"no harm, no foul"
Sunday, July 06, 2003
 
OMAN ON COKE: Nate Oman has a characteristically thoughtful post on what he sees as the difference between theories that, in some way or another, posit history as a ground for the legitimacy of an institution. My trouble is trying to figure out how to best cash out the difference between what Nate calls “Burkean” and “Cokeian” theories of historical legitimization, and whether the latter is any improvement over the former.

First, a word about Burkeanism, and its supposed advantages. I’m bracketing historical correctness here, and just going on what Nate says – still, I think he’s write when he writes of Burkeanism that “long historical practice somehow instantiates wisdom that cannot be easily articulated or rationally grasped.” I think the best way of seeing the advantages of Burkeanism is to take them as primarily pragmatic. There is a real risk in overthrowing established social institutions, which includes not only the obvious costs of going against custom and all the problems that involves (it’s messy getting people to change too much and too quickly), but also the costs of forsaking the implicit wisdom in a lot of our practices, which we may at the time be only dimly aware of. So I take it that for the Burkean, present institutions with a long history have at least a presumptive legitimacy.

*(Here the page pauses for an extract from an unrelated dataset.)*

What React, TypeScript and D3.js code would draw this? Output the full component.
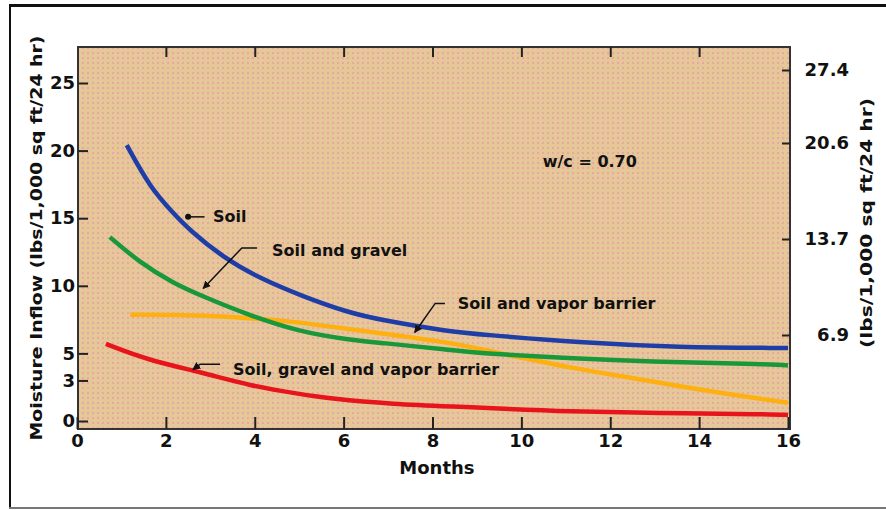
import React, { useEffect, useRef } from 'react';
import * as d3 from 'd3';

// curves (months, lbs/1,000 sq ft/24 hr)
const soilMonths = [1.12, 1.64, 2.16, 2.54, 3.29, 4.05, 5.09, 6.13, 6.8, 8.4, 9.1, 11.3, 13.5, 16];
const soilValues = [20.4, 17.3, 15.4, 14.1, 12.1, 10.65, 9.2, 8.0, 7.5, 6.6, 6.4, 5.8, 5.45, 5.4];

const gravelMonths = [0.74, 1.42, 2.16, 2.84, 3.89, 5.0, 6.13, 6.8, 8.4, 9.1, 11.3, 12.7, 15.7, 16];
const gravelValues = [13.6, 11.7, 10.2, 9.2, 7.8, 6.6, 6.0, 5.8, 5.25, 5.0, 4.6, 4.4, 4.2, 4.1];

const vaporMonths = [1.2, 2.5, 3.5, 4.8, 6.1, 6.8, 8.4, 9.1, 11.3, 12.5, 14, 16];
const vaporValues = [7.85, 7.85, 7.7, 7.4, 6.8, 6.5, 5.8, 5.3, 3.8, 3.2, 2.3, 1.35];

const allMonths = [0.65, 1.6, 2.8, 3.9, 5.0, 5.7, 7.1, 8.6, 9.3, 11.1, 13, 15.6, 16];
const allValues = [5.7, 4.5, 3.6, 2.6, 2.0, 1.65, 1.25, 1.05, 0.95, 0.7, 0.6, 0.5, 0.45];

const monthTicks = [0, 2, 4, 6, 8, 10, 12, 14, 16];
const leftTicks = [0, 3, 5, 10, 15, 20, 25];
const rightTicks = [6.9, 13.7, 20.6, 27.4];

const width = 886;
const height = 510;
const font = "'DejaVu Sans', sans-serif";

const App = () => {
  const svgRef = useRef(null);

  useEffect(() => {
    const svg = d3.select(svgRef.current);
    svg.selectAll('*').remove();

    const x = d3.scaleLinear().domain([0, 16]).range([77, 788]);
    const y = d3.scaleLinear().domain([0, 25]).range([421, 83]);
    // the right-hand ticks are not evenly spaced in the original
    const yRight = d3.scaleLinear().domain(rightTicks).range([335, 239, 143, 70]);

    const left = 78;
    const right = 790;
    const top = 47;
    const bottom = 429;

    // dotted tan background
    const defs = svg.append('defs');
    const pat = defs
      .append('pattern')
      .attr('id', 'dots')
      .attr('width', 5)
      .attr('height', 5)
      .attr('patternUnits', 'userSpaceOnUse');
    pat.append('rect').attr('width', 5).attr('height', 5).attr('fill', '#E6C898');
    pat.append('rect').attr('x', 2).attr('y', 2).attr('width', 2).attr('height', 2).attr('fill', '#E8A6A4');

    defs
      .append('marker')
      .attr('id', 'arrow')
      .attr('viewBox', '0 0 10 10')
      .attr('refX', 9)
      .attr('refY', 5)
      .attr('markerWidth', 8)
      .attr('markerHeight', 8)
      .attr('markerUnits', 'userSpaceOnUse')
      .attr('orient', 'auto')
      .append('path')
      .attr('d', 'M0,0 L10,5 L0,10 Z')
      .attr('fill', '#111');

    // outer frame
    svg.append('line').attr('x1', 9).attr('x2', width).attr('y1', 5.5).attr('y2', 5.5).attr('stroke', '#111').attr('stroke-width', 3);
    svg.append('line').attr('x1', 10).attr('x2', 10).attr('y1', 5).attr('y2', 508).attr('stroke', '#111').attr('stroke-width', 2);
    svg.append('line').attr('x1', 9).attr('x2', width).attr('y1', 508).attr('y2', 508).attr('stroke', '#777').attr('stroke-width', 2);

    svg
      .append('rect')
      .attr('x', left)
      .attr('y', top)
      .attr('width', right - left)
      .attr('height', bottom - top)
      .attr('fill', 'url(#dots)')
      .attr('stroke', '#333')
      .attr('stroke-width', 2);

    const styleAxis = (g, size) => {
      g.select('.domain').remove();
      g.selectAll('line').attr('stroke', '#222').attr('stroke-width', 2);
      g.selectAll('text')
        .attr('fill', '#111')
        .style('font-family', font)
        .style('font-weight', 'bold')
        .style('font-size', `${size}px`);
    };

    svg
      .append('g')
      .attr('transform', `translate(${left},0)`)
      .call(d3.axisLeft(y).tickValues(leftTicks).tickSize(-10).tickPadding(3))
      .call((g) => styleAxis(g, 18));

    svg
      .append('g')
      .attr('transform', `translate(0,${bottom})`)
      .call(d3.axisBottom(x).tickValues(monthTicks).tickSize(-12).tickPadding(5))
      .call((g) => styleAxis(g, 18));

    svg
      .append('g')
      .attr('transform', `translate(0,${top})`)
      .call(d3.axisTop(x).tickValues(monthTicks.slice(1, -1)).tickSize(-10).tickFormat(() => ''))
      .call((g) => styleAxis(g, 18));

    const ra = svg
      .append('g')
      .attr('transform', `translate(${right},0)`)
      .call(d3.axisRight(yRight).tickValues(rightTicks).tickSize(-8).tickFormat(d3.format('.1f')))
      .call((g) => styleAxis(g, 18));
    ra.selectAll('text').attr('x', 59).attr('text-anchor', 'end');

    // curves
    const line = d3
      .line()
      .x((d) => x(d[0]))
      .y((d) => y(d[1]))
      .curve(d3.curveBasis);

    const series = [
      { m: vaporMonths, v: vaporValues, color: '#FDB010' },
      { m: allMonths, v: allValues, color: '#E8141C' },
      { m: gravelMonths, v: gravelValues, color: '#18983A' },
      { m: soilMonths, v: soilValues, color: '#1F3DA6' },
    ];

    series.forEach((s) => {
      svg
        .append('path')
        .datum(d3.zip(s.m, s.v))
        .attr('fill', 'none')
        .attr('stroke', s.color)
        .attr('stroke-width', 4.5)
        .attr('stroke-linejoin', 'round')
        .attr('d', line);
    });

    // callouts: tip, elbow, end of leader, text start (in data units)
    const callouts = [
      { label: 'Soil', tip: [2.5, 15.1], elbow: [2.5, 15.1], end: [2.87, 15.1], text: [3.06, 15.1], dot: true },
      { label: 'Soil and gravel', tip: [2.84, 9.8], elbow: [3.71, 12.8], end: [4.05, 12.8], text: [4.39, 12.6] },
      { label: 'Soil and vapor barrier', tip: [7.6, 6.55], elbow: [8.06, 8.7], end: [8.28, 8.7], text: [8.57, 8.7] },
      { label: 'Soil, gravel and vapor barrier', tip: [2.61, 3.8], elbow: [2.77, 4.2], end: [3.22, 4.2], text: [3.51, 3.85] },
    ];

    callouts.forEach((c) => {
      svg
        .append('path')
        .attr('d', d3.line()([
          [x(c.end[0]), y(c.end[1])],
          [x(c.elbow[0]), y(c.elbow[1])],
          [x(c.tip[0]), y(c.tip[1])],
        ]))
        .attr('fill', 'none')
        .attr('stroke', '#111')
        .attr('stroke-width', 1.5)
        .attr('marker-end', c.dot ? null : 'url(#arrow)');
      if (c.dot) {
        svg.append('circle').attr('cx', x(c.tip[0])).attr('cy', y(c.tip[1])).attr('r', 3).attr('fill', '#111');
      }
      svg
        .append('text')
        .attr('x', x(c.text[0]))
        .attr('y', y(c.text[1]))
        .attr('dy', '0.35em')
        .attr('fill', '#111')
        .style('font-family', font)
        .style('font-weight', 'bold')
        .style('font-size', '16px')
        .text(c.label);
    });

    svg
      .append('text')
      .attr('x', x(11.54))
      .attr('y', y(19.2))
      .attr('dy', '0.35em')
      .attr('text-anchor', 'middle')
      .attr('fill', '#111')
      .style('font-family', font)
      .style('font-weight', 'bold')
      .style('font-size', '16px')
      .text('w/c = 0.70');

    // axis titles
    svg
      .append('text')
      .attr('x', x(8.1))
      .attr('y', 468)
      .attr('dy', '0.35em')
      .attr('text-anchor', 'middle')
      .attr('fill', '#111')
      .style('font-family', font)
      .style('font-weight', 'bold')
      .style('font-size', '18px')
      .text('Months');

    svg
      .append('text')
      .attr('transform', 'translate(36,238) rotate(-90)')
      .attr('dy', '0.35em')
      .attr('text-anchor', 'middle')
      .attr('fill', '#111')
      .attr('textLength', 405)
      .attr('lengthAdjust', 'spacingAndGlyphs')
      .style('font-family', font)
      .style('font-weight', 'bold')
      .style('font-size', '16px')
      .text('Moisture Inflow (lbs/1,000 sq ft/24 hr)');

    svg
      .append('text')
      .attr('transform', 'translate(866,223) rotate(-90)')
      .attr('dy', '0.35em')
      .attr('text-anchor', 'middle')
      .attr('fill', '#111')
      .attr('textLength', 250)
      .attr('lengthAdjust', 'spacingAndGlyphs')
      .style('font-family', font)
      .style('font-weight', 'bold')
      .style('font-size', '16px')
      .text('(lbs/1,000 sq ft/24 hr)');
  }, []);

  return (
    <svg
      ref={svgRef}
      width={width}
      height={height}
      style={{ position: 'absolute', left: 0, top: 0, background: '#fff' }}
    />
  );
};

export default App;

(A side note: I realize I may be collapsing Burkeanism into what Nate calls “expectation theory,” i.e., don’t disappoint expectations that have legitimately arisen from past practice. But I have hard time seeing the advantages of Burkeanism except in these terms. To base policy on wisdom that can’t be rationally grasped I think involves bringing in theological premises, which even if sound are a dubious basis for public policy. I should add, also, that I also take the advantages of the “expectation theory” to be mainly pragmatic, or at least until we get a better idea of what expectations are “legitimate” and what makes them so.)

But there are obvious costs to being Burkean. Just as there are costs of changing too much, there are costs of not changing. Worse, sometimes the costs of not changing seem obvious and severe, to which the Burkean can answer only in vague terms, about “wisdom” that can’t be “rationally grasped” or “easily articulated.” The Burkean is often put in the position of darkly warning about changing things; the problem is, sometimes he’s just wrong, and sometimes even if he’s right about the costs of change, the costs of not changing may still be high enough to warrant the move, overcoming the presumption of legitimacy the institution may have. It can’t be that institutions with a long history necessarily and in every case have a hidden wisdom which we only see through a glass, darkly.

Does Coke help us out here? Coke, on Nate’s recounting (again, I’m taking Nate’s word on the history here), is a sort of souped-up Burke. To the thought that long history may indicate a hidden wisdom (which “cannot be easily articulated”), Coke adds the idea that institutions that have “universally persisted over long periods of time” can be seen as being consented to (didn’t someone call this the “democracy of the dead”?). And this “consent” gives them a kind of legitimacy. As Nate elaborates, “a Cokeian consent rests on a much thicker notion of ratification [than the one conferred by mere present-day democratic majorities] one that can only exist when practices prove themselves over long periods of time and across many subcommunities.”

Obviously, the key idea here, that of consent, needs to be elaborated. Specifically, we need to have a way of distinguishing between consent (across the years and across different communities) and mere persistence. The fact that an institution has been around for a long time, and even the fact that it has been a part of many communities across time, doesn’t entail that that institution enjoys consent, even if we liberally interpret that term, as we’re going to have to. It may just enjoy grudging acceptance; it may inspire only indifference. At least with democratic majorities in the present day, we at least have some sense that the institution is approved of (some sense – I don’t want to push this point too hard).

It’s even more of a problem when that institution is oppressive. And that’s the real point here. When a practice is based in animus towards a group, and leads to the restriction of that group’s liberties and its ability to function as a full member of the political process, then the oppressed group’s opinion won’t adequately be registered, and so the idea that the practice has been consented too will be biased from the start – because those who wouldn’t have consented to the practice have been shut out. With an oppressive practice, the Cokeian risks reading into it a superficial “consent” that doesn’t represent the opinions of all those who are affected by it.